Yesterday I shared a few tips I’ve found about using a Variable Neutral Density Filter. While I continue to wait for my new filters to find their way into my hands I’ll continue on with this collection of tips. Today I’ll share tips that I have found on using and getting the most out of a Circular Polarizing Filter.
You would use a Circular Polarizing Filter to to control the amount of scattered light across your lens when shooting in that bright summer sun. This filter will help with the contrast of those puffy white clouds against a hazy blue sky; those clouds will practically pop out of the image. It’s also a great way to rid your image of glare on the water, glass, or other shiny surfaces. Again it’s like a good pair of sunglasses.

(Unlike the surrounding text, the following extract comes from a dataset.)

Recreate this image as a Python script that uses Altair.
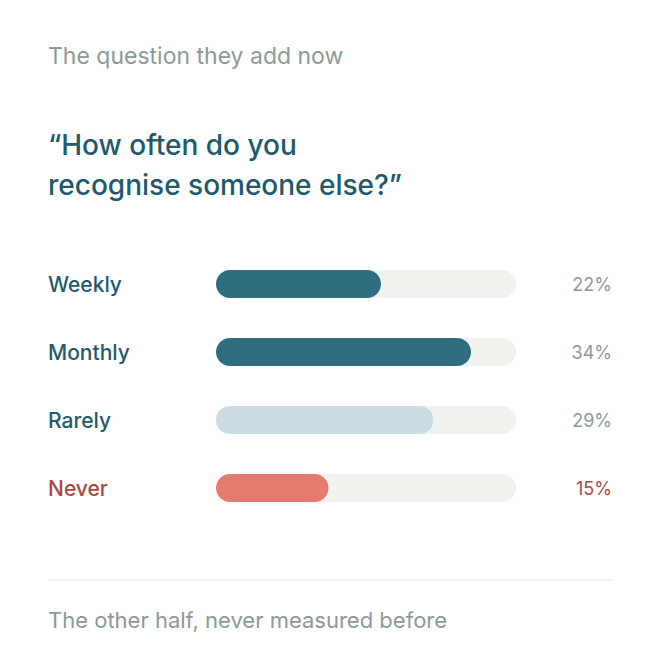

Have you ever tried to capture an image of gold fish in a garden pond; only to end up with an image of glare on the water and a few blurred gold spots? A CPL Filter can help with that. Try that image again with this filter on and you will rid your self of that glare and actually be able to see those golden swimmers!
Here’s just some of the tips I’ve collected on using this awesome filter:
- This filter works best at a 90 degree angle from the sun. Make an L shape with your thumb and first finger, point your finger at the sun and you’ll know that where your thumb can rotate to point to is the correct place to point your lens with a polarizer attached. You can change this a little bit, but if you go too far away from 90 degrees it will not accomplish very much towards improving your image.
- Take off your polarizing filter for sunsets. It won’t saturate the colors, it will just cause lens flare and ruin your image.
- The front element of this filter will need to be rotated to control the strength of the effect. Look in your viewfinder and spin the front element until you see effect you’re looking for. It can be very easy to go to far and end up with really fake looking, overly dark blue skies. I can even go so far as to make a sky nearly black.
- A CPL filter tends to change the exposure needed for an image. Keep in mind that it’s a lot like that pair of sunglasses; darker than your clear lenses. This makes it so that less light gets through to your camera’s sensor and you will need to adjust accordingly; either with a slower shutter speed, larger aperture, or higher ISO.
- If your image shows an uneven darkness in the sky, while shooting with a Polarizing filter on your lens, you may just simply need to turn a bit more away from the sun. This should help even out those blues and give you a much more natural looking sky.
- As with the VND filter you may need to adjust your white balance so take a good look at your first image just to see if you need to adjust that before your next shot.
- These filters can also fool your camera’s metering system and cause it to over compensate; you might just need to adjust your exposure compensation by -2/3 or more. Again a little trial and error learning curve as you see how it works with your lens and your camera.
- And one last thought on both of these filters; watch out for excessive vignetting at wide angles. You might need to reel it in a bit.
Now to get those new filters in my hands and test out all this new found information!!